Announcing the development via his official X handle, yesterday, the President declared, “In a few hours, I will sign four landmark tax reform bills into law, ushering in a bold new era of economic governance in our country.”
Tinubu made a call to investors and citizens alike, saying, “Let the world know that Nigeria is open for business, and this time, everyone has a fair shot.”
He described the bills as not just technical adjustments but a direct intervention to ease burdens on struggling Nigerians.
“These reforms go beyond streamlining tax codes.

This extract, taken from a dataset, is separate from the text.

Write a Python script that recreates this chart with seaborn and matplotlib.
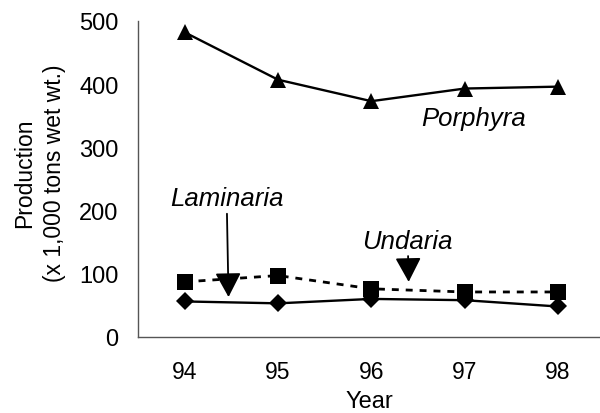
import numpy as np
import pandas as pd
import matplotlib
matplotlib.use("Agg")
import matplotlib.pyplot as plt
import seaborn as sns

# Seaweed production, 1994-1998 (x 1,000 tons wet wt.)
years = [94, 95, 96, 97, 98]
porphyra = [482, 407, 373, 393, 396]
laminaria = [87, 97, 76, 71, 71]
undaria = [56, 53, 60, 58, 48]

df = pd.DataFrame({"Year": years, "Porphyra": porphyra,
                   "Laminaria": laminaria, "Undaria": undaria})

sns.set_style("white")
plt.rcParams["font.family"] = ["Liberation Sans", "DejaVu Sans"]
plt.rcParams["text.color"] = "black"
plt.rcParams["axes.labelcolor"] = "black"
plt.rcParams["xtick.color"] = "black"
plt.rcParams["ytick.color"] = "black"

fig = plt.figure(figsize=(6, 4.14), dpi=100)
ax = fig.add_axes([0.23, 0.184, 0.77, 0.763])

sns.lineplot(data=df, x="Year", y="Porphyra", ax=ax, color="black",
             marker="^", markersize=12, linewidth=1.7, markeredgewidth=0)
sns.lineplot(data=df, x="Year", y="Laminaria", ax=ax, color="black",
             marker="s", markersize=11, linewidth=2, linestyle=(0, (2.5, 2.5)),
             markeredgewidth=0)
sns.lineplot(data=df, x="Year", y="Undaria", ax=ax, color="black",
             marker="D", markersize=9.5, linewidth=1.7, markeredgewidth=0)

# labels and arrows
ax.text(97.1, 346, "Porphyra", style="italic", fontsize=18.5,
        ha="center", va="center")
arrow = dict(arrowstyle="-|>,head_length=0.75,head_width=0.4",
             mutation_scale=20, color="black", lw=1.3, shrinkA=0, shrinkB=0)
ax.annotate("Laminaria", xy=(94.47, 63), xytext=(94.45, 219),
            style="italic", fontsize=18.5, ha="center", va="center",
            arrowprops=arrow)
ax.annotate("Undaria", xy=(96.4, 87), xytext=(96.39, 152),
            style="italic", fontsize=18.5, ha="center", va="center",
            arrowprops=arrow)

ax.set_xlim(93.5, 98.45)
ax.set_ylim(0, 500)
ax.set_xticks(years)
ax.set_yticks(range(0, 501, 100))
ax.tick_params(axis="x", length=0, labelsize=16.5, pad=17)
ax.tick_params(axis="y", length=0, labelsize=17, pad=14)
# the stray tick marks of the original chart
ax.set_yticks([100], minor=True)
ax.set_xticks([96.5], minor=True)
ax.tick_params(axis="y", which="minor", length=4, direction="out", width=0.8)
ax.tick_params(axis="x", which="minor", length=6, direction="in", width=0.8)

ax.set_xlabel("Year", fontsize=17, labelpad=5)
ax.set_ylabel("Production\n(x 1,000 tons wet wt.)", fontsize=16.5,
              linespacing=1.4)
ax.yaxis.set_label_coords(-0.155, 0.52)

for side in ["top", "right"]:
    ax.spines[side].set_visible(False)
for side in ["left", "bottom"]:
    ax.spines[side].set_color("#555555")
    ax.spines[side].set_linewidth(1)

fig.savefig("out.png", dpi=100)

They deliver the first major, pro-people tax cuts in a generation, targeted relief for low-income earners, small businesses, and families working hard to make ends meet,” Tinubu wrote.

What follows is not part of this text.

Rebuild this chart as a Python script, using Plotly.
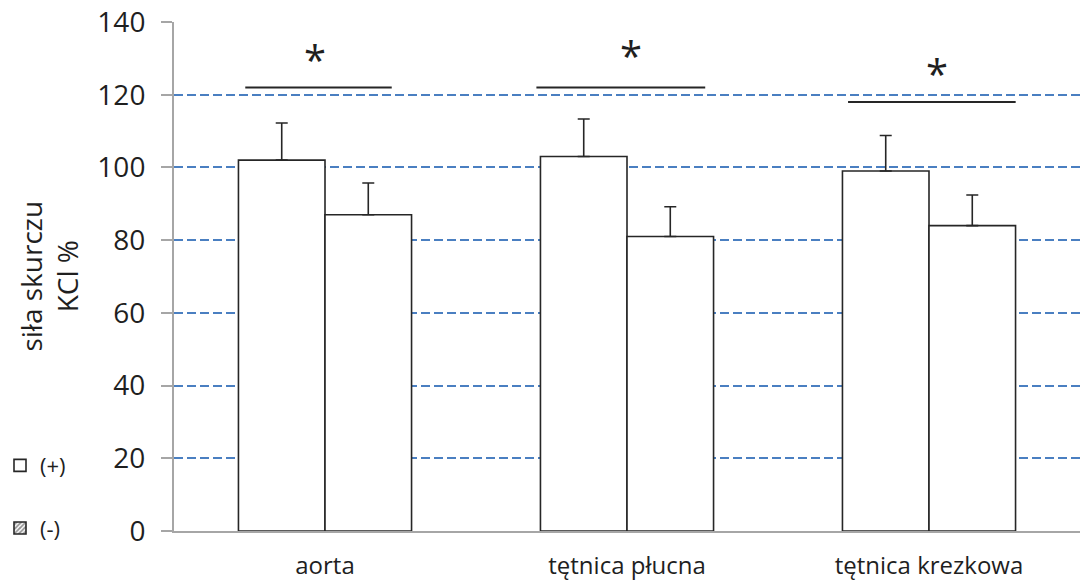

According to the President, “They will unify our fragmented tax system, eliminate wasteful duplications, cut red tape, restore investor confidence, and entrench transparency and coordination at every level.”
He added that the long-standing burden of Nigeria’s tax structure had unfairly weighed down the vulnerable while enabling inefficiency.
The tax reforms, first introduced in October 2024, were part of Tinubu’s post-subsidy-removal recovery plan, aimed at expanding revenue without stifling productivity.
However, the bills faced turbulence at the National Assembly and amongst some state governors who rejected its passing in 2024.
At the NASS, the bills sparked heated debate, particularly around the revenue-sharing structure, which governors from the North opposed.
They warned that a shift toward derivation-based allocations, especially with VAT, could tilt fiscal balance in favour of southern states with stronger consumption bases.
After prolonged dialogue, the VAT rate remained at 7.5 per cent, and a new exemption was introduced to shield minimum wage earners from personal income tax.
By May 2025, the National Assembly passed the harmonised versions with broad support, driven in part by pressure from economic stakeholders and international observers who welcomed the clarity and efficiency the reforms promised.
In his tweet, Tinubu stressed that this is just the beginning of Nigeria’s tax evolution.
“We are laying the foundation for a tax regime that is fair, transparent, and fit for a modern, ambitious Nigeria.
“A tax regime that rewards enterprise, protects the vulnerable, and mobilises revenue without punishing productivity,” he stated.
He further acknowledged the contributions of the Presidential Fiscal Policy and Tax Reform Committee, the National Assembly, and Nigeria’s subnational governments.
The President added, “We are not just signing tax bills but rewriting the social contract.
“We are not there yet, but we are firmly on the road.”